Tidak hanya minyak mentah, penutupan Selat Hormuz juga akan mengganggu perdagangan barang lainnya. Jalur ini menjadi akses utama bagi banyak negara untuk mengimpor dan mengekspor berbagai komoditas. Gangguan distribusi ini akan memicu ketidakstabilan ekonomi global.
Peran Strategis Selat Hormuz dalam Perdagangan Global
Selat Hormuz memiliki lebar hanya 33 kilometer pada titik tersempitnya, dengan jalur pelayaran yang lebih sempit lagi. Hal ini membuat selat tersebut sangat rentan terhadap gangguan.
Negara-negara anggota OPEC, termasuk Arab Saudi, Iran, Uni Emirat Arab, Kuwait, dan Irak, sangat bergantung pada Selat Hormuz untuk mengekspor minyak mentah mereka. Sebagian besar ekspor mereka menuju ke pasar Asia.
Selain minyak, Qatar sebagai salah satu eksportir gas alam cair (LNG) terbesar dunia juga mengirimkan hampir seluruh LNG-nya melalui Selat Hormuz. Penutupan selat ini akan secara langsung mempengaruhi ketersediaan energi global.
UEA dan Arab Saudi telah berupaya mencari rute alternatif untuk mengurangi ketergantungan mereka pada Selat Hormuz. Namun, rute alternatif ini belum mampu menggantikan kapasitas jalur laut yang melalui selat tersebut.
Sejarah Ketegangan dan Konflik di Selat Hormuz
Selat Hormuz memiliki sejarah panjang konflik dan ketegangan. Perang Iran-Irak (1980-1988) misalnya, menandai periode di mana kedua negara saling mengganggu pengiriman minyak satu sama lain.
Insiden penembakan pesawat Iran oleh kapal perang AS pada Juli 1988 juga meningkatkan ketegangan di wilayah tersebut. Insiden ini hingga kini masih menjadi perdebatan hingga saat ini.
Pada tahun 2012, Iran mengancam penutupan Selat Hormuz sebagai respons atas sanksi internasional. Sejumlah insiden penyerangan terhadap kapal tanker di sekitar Selat Hormuz pun pernah terjadi.
Sejak tahun 2023 dan 2024, beberapa kapal telah disita Iran di sekitar Selat Hormuz. Beberapa penyitaan ini terkait dengan penangkapan tanker yang diduga terkait dengan Iran oleh AS.
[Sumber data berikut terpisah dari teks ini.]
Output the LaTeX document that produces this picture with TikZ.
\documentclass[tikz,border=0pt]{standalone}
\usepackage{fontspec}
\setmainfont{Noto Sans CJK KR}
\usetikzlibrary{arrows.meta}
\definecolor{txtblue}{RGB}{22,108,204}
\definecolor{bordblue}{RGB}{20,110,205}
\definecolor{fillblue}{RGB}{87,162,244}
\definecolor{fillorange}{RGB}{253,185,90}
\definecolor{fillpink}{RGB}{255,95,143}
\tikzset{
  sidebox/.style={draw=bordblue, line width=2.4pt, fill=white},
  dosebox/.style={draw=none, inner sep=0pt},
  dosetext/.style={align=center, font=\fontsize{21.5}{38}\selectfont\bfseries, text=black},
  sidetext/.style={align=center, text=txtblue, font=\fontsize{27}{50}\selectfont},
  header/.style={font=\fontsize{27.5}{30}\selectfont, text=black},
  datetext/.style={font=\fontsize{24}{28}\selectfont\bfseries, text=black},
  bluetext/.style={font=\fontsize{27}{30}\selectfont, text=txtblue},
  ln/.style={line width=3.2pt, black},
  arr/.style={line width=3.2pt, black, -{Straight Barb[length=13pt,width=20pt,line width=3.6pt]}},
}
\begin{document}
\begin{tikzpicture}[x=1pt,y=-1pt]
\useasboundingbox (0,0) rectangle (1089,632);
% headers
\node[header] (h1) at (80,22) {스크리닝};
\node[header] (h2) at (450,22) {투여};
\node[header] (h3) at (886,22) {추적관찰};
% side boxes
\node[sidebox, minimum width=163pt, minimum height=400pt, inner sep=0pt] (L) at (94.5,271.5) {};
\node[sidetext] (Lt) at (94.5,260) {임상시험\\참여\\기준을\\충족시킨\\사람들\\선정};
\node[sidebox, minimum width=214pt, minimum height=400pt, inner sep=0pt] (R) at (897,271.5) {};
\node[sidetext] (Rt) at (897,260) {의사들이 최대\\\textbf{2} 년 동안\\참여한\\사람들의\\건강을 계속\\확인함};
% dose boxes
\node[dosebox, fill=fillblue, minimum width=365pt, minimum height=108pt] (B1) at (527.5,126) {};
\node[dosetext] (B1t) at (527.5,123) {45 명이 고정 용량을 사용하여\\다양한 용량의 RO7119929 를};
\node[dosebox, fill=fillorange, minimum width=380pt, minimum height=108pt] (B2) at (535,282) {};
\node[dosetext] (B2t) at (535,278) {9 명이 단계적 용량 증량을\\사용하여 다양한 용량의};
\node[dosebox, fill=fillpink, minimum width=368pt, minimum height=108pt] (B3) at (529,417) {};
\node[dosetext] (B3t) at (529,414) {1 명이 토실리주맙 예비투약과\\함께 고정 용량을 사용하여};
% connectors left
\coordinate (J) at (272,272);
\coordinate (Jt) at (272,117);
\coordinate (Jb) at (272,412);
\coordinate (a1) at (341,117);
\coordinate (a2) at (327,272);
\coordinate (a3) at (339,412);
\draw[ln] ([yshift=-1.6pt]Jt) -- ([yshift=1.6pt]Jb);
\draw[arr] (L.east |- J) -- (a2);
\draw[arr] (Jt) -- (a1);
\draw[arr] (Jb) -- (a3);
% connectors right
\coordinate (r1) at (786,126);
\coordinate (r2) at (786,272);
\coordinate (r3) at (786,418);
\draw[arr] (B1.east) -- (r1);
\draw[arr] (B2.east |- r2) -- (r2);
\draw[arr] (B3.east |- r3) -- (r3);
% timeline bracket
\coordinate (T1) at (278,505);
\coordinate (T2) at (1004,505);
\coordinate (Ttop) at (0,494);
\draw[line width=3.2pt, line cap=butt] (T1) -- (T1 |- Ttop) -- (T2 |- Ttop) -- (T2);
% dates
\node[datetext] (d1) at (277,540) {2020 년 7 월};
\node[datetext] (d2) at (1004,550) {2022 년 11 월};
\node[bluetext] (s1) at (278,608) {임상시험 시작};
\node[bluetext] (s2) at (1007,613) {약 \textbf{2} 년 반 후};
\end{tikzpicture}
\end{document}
Serangan terhadap kapal kargo di Selat Hormuz secara konsisten menimbulkan kekhawatiran tentang potensi gangguan terhadap perdagangan minyak global. Ketegangan ini menjadi ancaman nyata bagi stabilitas ekonomi dunia.
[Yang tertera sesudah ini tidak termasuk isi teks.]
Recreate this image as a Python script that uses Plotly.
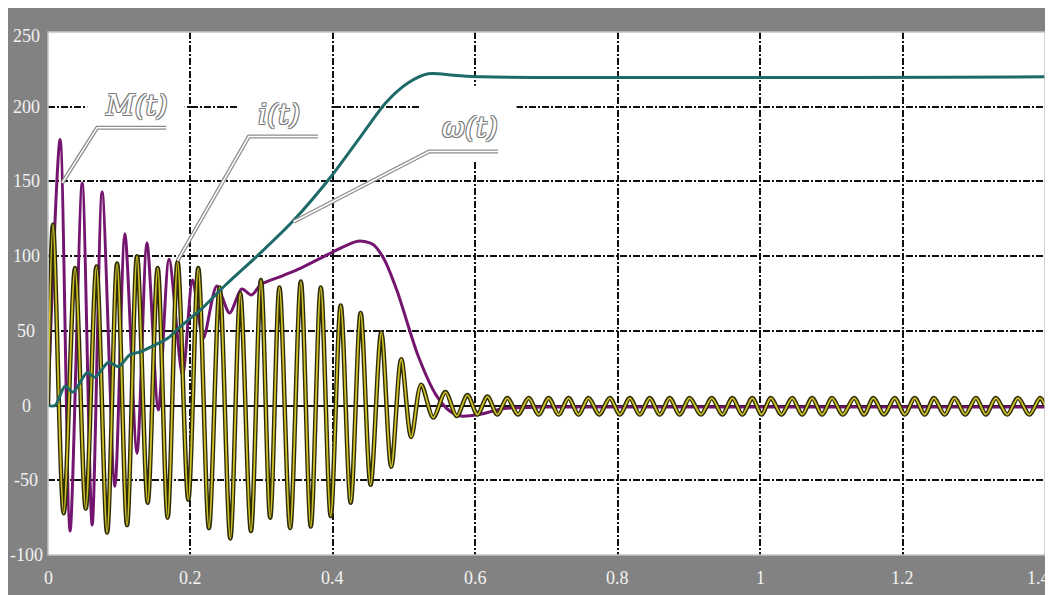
import plotly.graph_objects as go

# ---------------- data ----------------
# i(t): current, extremes of the oscillation
i_t = [0.0, 0.007, 0.022, 0.038, 0.053, 0.068, 0.083, 0.097, 0.111, 0.125, 0.140,
       0.154, 0.168, 0.182, 0.197, 0.211, 0.226, 0.241, 0.256, 0.270, 0.285,
       0.299, 0.312, 0.325, 0.340, 0.355, 0.369, 0.383, 0.397, 0.411, 0.425,
       0.439, 0.453, 0.468, 0.482, 0.496, 0.510, 0.524, 0.541, 0.558, 0.574,
       0.589, 0.603, 0.617, 0.631, 0.645, 0.660, 0.675, 0.689, 0.703, 0.717,
       0.731, 0.745, 0.759, 0.774, 0.789, 0.803, 0.817, 0.831, 0.845, 0.859,
       0.873, 0.887, 0.901, 0.917, 0.932, 0.947, 0.961, 0.975, 0.989, 1.002,
       1.015, 1.030, 1.045, 1.059, 1.073, 1.087, 1.101, 1.116, 1.132, 1.146,
       1.159, 1.174, 1.189, 1.203, 1.217, 1.231, 1.244, 1.259, 1.273, 1.288,
       1.303, 1.317, 1.331, 1.347, 1.362, 1.378, 1.393, 1.400]
i_val = [0, 121, -72, 92, -69, 93, -85, 95, -80, 100, -65,
         92, -75, 96, -63, 92, -82, 79, -89, 75, -84,
         84, -75, 79, -82, 83, -81, 79, -74, 67, -65,
         62, -53, 49, -41, 31, -21, 14, -8, 9, -7,
         7, -6, 6, -6, 5, -6, 5, -6, 5, -6,
         5, -6, 5, -6, 5, -6, 5, -6, 5, -6,
         5, -6, 5, -6, 5, -6, 5, -6, 5, -6,
         5, -6, 5, -6, 5, -6, 5, -6, 5, -6,
         5, -6, 5, -6, 5, -6, 5, -6, 5, -6,
         5, -6, 5, -6, 5, -6, 5, 0]

# M(t): electromagnetic torque
m_t = [0.0, 0.017, 0.031, 0.048, 0.062, 0.076, 0.094, 0.108, 0.125, 0.139,
       0.155, 0.170, 0.189, 0.203, 0.218, 0.237, 0.255, 0.272, 0.286, 0.299,
       0.330, 0.355, 0.401, 0.435, 0.456, 0.472, 0.490, 0.520,
       0.545, 0.565, 0.580, 0.605, 0.640, 0.700, 1.400]
m_val = [0, 178, -84, 149, -80, 143, -54, 115, -32, 109,
         -3, 98, 20, 84, 45, 80, 62, 78, 74, 81,
         87, 92, 103, 110, 108, 98, 77, 33,
         7, -4, -7, -6, -2, -1, -1]

# omega(t): angular speed
w_t = [0.0, 0.010, 0.024, 0.035, 0.055, 0.066, 0.085, 0.099, 0.115, 0.130,
       0.148, 0.168, 0.186, 0.214, 0.250, 0.298, 0.345, 0.397, 0.439, 0.475,
       0.506, 0.534, 0.570, 0.610, 1.400]
w_val = [0, 0, 13, 9, 22, 19, 29, 26, 34, 36,
         40, 45, 53, 64, 81, 102, 124, 153, 180, 203,
         216, 222, 221, 220, 220]

x_ticks = [0, 0.2, 0.4, 0.6, 0.8, 1, 1.2, 1.4]
x_tick_text = ["0", "0.2", "0.4", "0.6", "0.8", "1", "1.2", "1.4"]
y_ticks = [-100, -50, 0, 50, 100, 150, 200, 250]
y_tick_text = ["-100", "-50", "0", "50", "100", "150", "200", "250"]

# labels: text, text position, underline (x0, x1, y), leader end (x, y)
labels = ["M(t)", "i(t)", "ω(t)"]
label_pos = [(0.124, 201), (0.325, 195), (0.592, 186)]
label_under = [(0.069, 0.166, 186), (0.282, 0.379, 180), (0.535, 0.632, 170)]
label_end = [(0.020, 149), (0.182, 97), (0.345, 123)]
label_box = [(0.055, 0.192, 188, 216), (0.266, 0.398, 176, 214), (0.521, 0.658, 164, 214)]

# ---------------- figure ----------------
# The page body keeps its default 8px white margin, which gives the white
# strip on the top and left of the grey frame.
GRAY = "#828282"
TICK_COLOR = "#f2f2f2"
W, H = 1045, 587
L, R, T, B = 40, 8, 24, 40
PW = W - L - R
fig = go.Figure()

fig.add_trace(go.Scatter(x=m_t, y=m_val, mode="lines",
                         line=dict(color="#74166f", width=3, shape="spline", smoothing=0.8),
                         hoverinfo="skip"))
fig.add_trace(go.Scatter(x=i_t, y=i_val, mode="lines",
                         line=dict(color="#2e2c08", width=4.5, shape="spline", smoothing=0.9),
                         hoverinfo="skip"))
fig.add_trace(go.Scatter(x=i_t, y=i_val, mode="lines",
                         line=dict(color="#cfc22a", width=1.8, shape="spline", smoothing=0.9),
                         hoverinfo="skip"))
fig.add_trace(go.Scatter(x=w_t, y=w_val, mode="lines",
                         line=dict(color="#1d6a68", width=3, shape="spline", smoothing=0.8),
                         hoverinfo="skip"))

shapes = []
# plot-area border
shapes.append(dict(type="rect", xref="paper", yref="paper", x0=0, x1=1, y0=0, y1=1,
                   line=dict(color="#c4c4c4", width=1.5), layer="above"))
# white boxes behind labels (interrupt the grid)
for (bx0, bx1, by0, by1) in label_box:
    shapes.append(dict(type="rect", x0=bx0, x1=bx1, y0=by0, y1=by1, xref="x", yref="y",
                       fillcolor="white", line=dict(width=0), layer="between"))
# leader lines (double grey line)
for (ux0, ux1, uy), (ex, ey) in zip(label_under, label_end):
    path = f"M {ex},{ey} L {ux0},{uy} L {ux1},{uy}"
    shapes.append(dict(type="path", path=path, xref="x", yref="y",
                       line=dict(color="#8c8c8c", width=4), layer="above"))
    shapes.append(dict(type="path", path=path, xref="x", yref="y",
                       line=dict(color="#ffffff", width=1.5), layer="above"))

annotations = []
for txt, (tx, ty) in zip(labels, label_pos):
    annotations.append(dict(x=tx, y=ty, xref="x", yref="y", text=txt, showarrow=False,
                            font=dict(family="DejaVu Serif", size=28, color="#ffffff",
                                      style="italic",
                                      shadow="-1px -1px 0 #7a7a7a, 1px -1px 0 #7a7a7a, "
                                             "-1px 1px 0 #7a7a7a, 1px 1px 0 #7a7a7a"),
                            xanchor="center", yanchor="middle"))

# y tick labels: centred in the left grey band (as in the reference)
tick_font = dict(family="Liberation Serif", size=18, color=TICK_COLOR)
y_label_x = (18 - L) / PW
for val, txt in zip(y_ticks, y_tick_text):
    annotations.append(dict(x=y_label_x, y=val, xref="paper", yref="y", text=txt,
                            showarrow=False, font=tick_font, xanchor="center",
                            yanchor="middle", yshift=-4 if val == y_ticks[-1] else 0))
# x tick labels
for val, txt in zip(x_ticks, x_tick_text):
    last = val == x_ticks[-1]
    annotations.append(dict(x=val, y=0, xref="x", yref="paper", text=txt,
                            showarrow=False, font=tick_font,
                            xanchor="right" if last else "center", xshift=7 if last else 0,
                            yanchor="middle", yshift=-23))

fig.update_layout(
    width=W, height=H,
    margin=dict(l=L, r=R, t=T, b=B, autoexpand=False),
    paper_bgcolor=GRAY, plot_bgcolor="white",
    showlegend=False, hovermode=False,
    shapes=shapes, annotations=annotations,
    font=dict(family="Liberation Serif", size=18, color=TICK_COLOR),
)
fig.update_xaxes(range=[0, 1.4], tickvals=x_ticks, showticklabels=False, automargin=False,
                 showgrid=True, gridcolor="#111111", gridwidth=2, griddash="7px,2px,2px,2px",
                 zeroline=False, showline=False, ticks="")
fig.update_yaxes(range=[-100, 250], tickvals=y_ticks, showticklabels=False, automargin=False,
                 showgrid=True, gridcolor="#111111", gridwidth=2, griddash="7px,2px,2px,2px",
                 zeroline=True, zerolinecolor="#111111", zerolinewidth=2,
                 showline=False, ticks="")

fig.write_html("out.html", config={"displayModeBar": False})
Seruan AS kepada Iran agar tidak menutup Selat Hormuz menunjukkan betapa krusialnya jalur pelayaran ini bagi perekonomian global. Respons Iran terhadap tekanan internasional akan sangat menentukan perkembangan situasi di masa mendatang. Kondisi ini perlu dipantau secara ketat mengingat potensi dampaknya yang besar terhadap stabilitas geopolitik dan ekonomi dunia.